Swiss perspectives in 10 languages

Switzerland-based research fills Wikipedia’s language gaps

EPFL researcher Robert West poses with national flags in front of a screen showing the home page of Wikipedia GapFinder platform
Robert West is helping the world's largest encyclopaedia to reach even more people. 2017 EPFL / Alain Herzog

A professor at Lausanne’s Federal Institute of Technology (EPFL) has helped develop a platform to identify and generate key Wikipedia pages that are currently missing in minority languages.

The new tool combines machine learning with human expertise to make the crowdsourced online information platform available to more people.

As an English speaker, chances are you can rely on Wikipedia to provide information when you want to do some light research, check a fact, or prove a point. But despite the online encyclopaedia’s 40 million pages in nearly 300 languages, significant gaps in coverage exist for less-spoken tongues – like Switzerland’s Romansh – which can lack basic or essential entries like “climate change” or “the universe”.

For Wikipedia editors, it can be difficult to know how to prioritise the translation of pages into different languages based on the relative cultural importance of each topic.

Robert West, head of the EPFL’s Data Science Lab, decided to fix that using science. He and his colleagues have developed a machine learning algorithm that scans Wikipedia to identify and rank by importance missing page topics for different languages.

The technology could be useful for Swiss Wikipedia users, especially since only 3,400 articles are available in Romansh compared to roughly two million each in French and German.

Computer analytics plus human knowledge

To create an objective “importance” ranking for missing Wikipedia articles, the algorithm predicts how many visits a page would theoretically receive in a given language, based on visits to articles in other languages.

“To avoid ethnocentric biases, we predicted page statistics by taking all languages into account, and the machine learning algorithms then figured out the weighting to apply to each language,” West explained in an EPFL press statement. As an example, he said that it’s more important to take Japanese Wikipedia use into account than English when predicting the impact of a particular page in Chinese.

The neutral rankings generated by the algorithm are then posted as recommendations for volunteer editors on a platform called Wikipedia GapFinderExternal link, which was developed in collaboration with researchers from Stanford University and the Wikimedia Foundation.

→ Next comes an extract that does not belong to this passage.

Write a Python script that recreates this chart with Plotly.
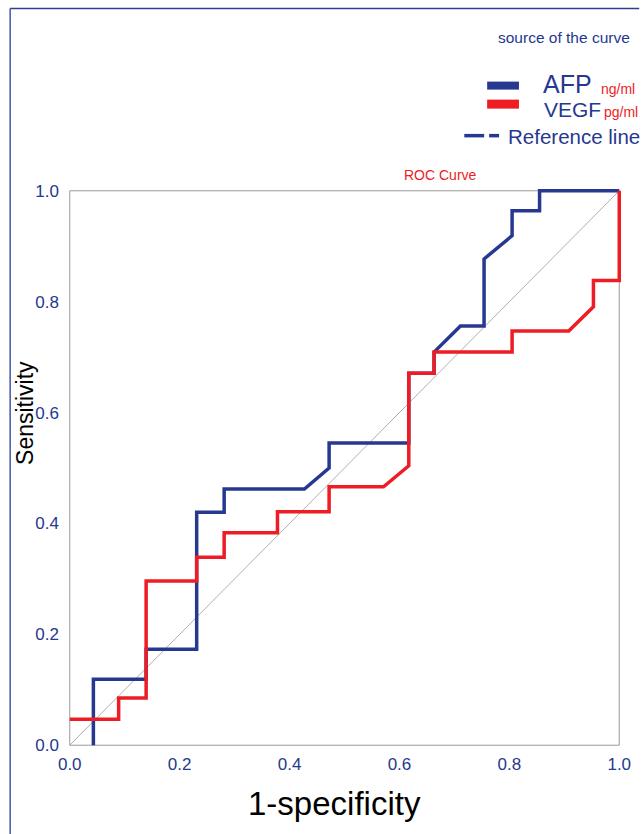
import plotly.graph_objects as go

# ---- data ----
afp_fpr = [0.043, 0.043, 0.139, 0.139, 0.231, 0.231, 0.281, 0.281, 0.427, 0.472, 0.472,
           0.617, 0.617, 0.663, 0.663, 0.711, 0.754, 0.754, 0.805, 0.805, 0.855, 0.855, 1.0]
afp_tpr = [0.0, 0.119, 0.119, 0.173, 0.173, 0.420, 0.420, 0.462, 0.462, 0.500, 0.545,
           0.545, 0.671, 0.671, 0.709, 0.756, 0.756, 0.877, 0.919, 0.964, 0.964, 1.0, 1.0]

vegf_fpr = [0.0, 0.089, 0.089, 0.139, 0.139, 0.231, 0.231, 0.281, 0.281, 0.378, 0.378,
            0.472, 0.472, 0.571, 0.617, 0.617, 0.663, 0.663, 0.805, 0.805, 0.908, 0.953,
            0.953, 1.0, 1.0]
vegf_tpr = [0.047, 0.047, 0.085, 0.085, 0.296, 0.296, 0.339, 0.339, 0.383, 0.383, 0.421,
            0.421, 0.466, 0.466, 0.504, 0.671, 0.671, 0.709, 0.709, 0.747, 0.747, 0.791,
            0.838, 0.838, 1.0]

ref_x = [0.0, 1.0]
ref_y = [0.0, 1.0]

tick_vals = [0.0, 0.2, 0.4, 0.6, 0.8, 1.0]
tick_text = ["0.0", "0.2", "0.4", "0.6", "0.8", "1.0"]

# ---- styling ----
BLUE = "#26388f"
RED = "#ee1c24"
FONT = "Liberation Sans, Arial, sans-serif"

W, H = 643, 834
L, PW = 67.2, 558.5
T, PH = 188.3, 559.5


def px(x):
    return (x - L) / PW


def py(y):
    return (T + PH - y) / PH


fig = go.Figure()
fig.add_trace(go.Scatter(x=ref_x, y=ref_y, mode="lines",
                         line=dict(color="#b0b0b0", width=1), hoverinfo="skip"))
fig.add_trace(go.Scatter(x=afp_fpr, y=afp_tpr, mode="lines", name="AFP",
                         line=dict(color=BLUE, width=3.5)))
fig.add_trace(go.Scatter(x=vegf_fpr, y=vegf_tpr, mode="lines", name="VEGF",
                         line=dict(color=RED, width=3.5)))

shapes = [
    # plot frame
    dict(type="rect", xref="x", yref="y", x0=0, y0=0, x1=1, y1=1,
         line=dict(color="#9a9a9a", width=1), layer="below"),
    # outer border (left and top)
    dict(type="line", xref="paper", yref="paper", x0=px(10), y0=py(9), x1=px(10), y1=py(834),
         line=dict(color="#4656a6", width=1.5)),
    dict(type="line", xref="paper", yref="paper", x0=px(10), y0=py(9), x1=px(643), y1=py(9),
         line=dict(color="#2e3f91", width=1.5)),
    # legend swatches
    dict(type="rect", xref="paper", yref="paper", x0=px(490), x1=px(522), y0=py(90), y1=py(82),
         line=dict(width=0), fillcolor=BLUE),
    dict(type="rect", xref="paper", yref="paper", x0=px(490), x1=px(522), y0=py(109), y1=py(100),
         line=dict(width=0), fillcolor=RED),
    dict(type="line", xref="paper", yref="paper", x0=px(467), x1=px(487), y0=py(136), y1=py(136),
         line=dict(color=BLUE, width=3.5)),
    dict(type="line", xref="paper", yref="paper", x0=px(492), x1=px(502), y0=py(136), y1=py(136),
         line=dict(color=BLUE, width=3.5)),
]


def ann(text, x, y, size, color, xanchor="left", yanchor="middle", angle=0):
    return dict(text=text, x=px(x), y=py(y), xref="paper", yref="paper",
                xanchor=xanchor, yanchor=yanchor, showarrow=False, textangle=angle,
                font=dict(size=size, color=color, family=FONT))


annotations = [
    ann("source of the curve", 499, 38, 15.5, BLUE),
    ann("AFP", 544, 84, 25, BLUE),
    ann("ng/ml", 603, 89, 14, RED),
    ann("VEGF", 545, 110, 21, BLUE),
    ann("pg/ml", 606, 112, 14, RED),
    ann("Reference line", 509, 137, 20.5, BLUE),
    ann("ROC Curve", 443, 175, 14, RED, xanchor="center"),
    ann("Sensitivity", 25, 413, 23, "black", xanchor="center", angle=-90),
    ann("1-specificity", 336, 803, 33, "black", xanchor="center"),
]

axis_common = dict(showgrid=False, zeroline=False, showline=False, ticks="",
                   tickvals=tick_vals, ticktext=tick_text, range=[-0.005, 1.005],
                   tickfont=dict(size=17, color=BLUE, family=FONT))

fig.update_layout(
    width=W, height=H,
    margin=dict(l=L, r=W - L - PW, t=T, b=H - T - PH),
    paper_bgcolor="white", plot_bgcolor="white",
    showlegend=False,
    xaxis=dict(**axis_common, ticklabelstandoff=4),
    yaxis=dict(**axis_common, ticklabelstandoff=7),
    shapes=shapes,
    annotations=annotations,
)

fig.write_html("out.html",
               config={"displayModeBar": False},
               post_script="document.body.style.margin='0px';"
                           "document.body.style.overflow='hidden';")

Based on their language skills and interests, these volunteer editors can then generate the missing pages themselves, with the help of an online translation tool.

“Human intervention is still required to meet Wikipedia’s publication standards, since machine translation is not yet up to scratch,” West added.

Since being launched in a beta version about a year ago, the Wikipedia GapFinder platform has generated about 10,000 new Wikipedia articles. West is now working on a continuation of this project aimed at adding more detailed information to existing articles.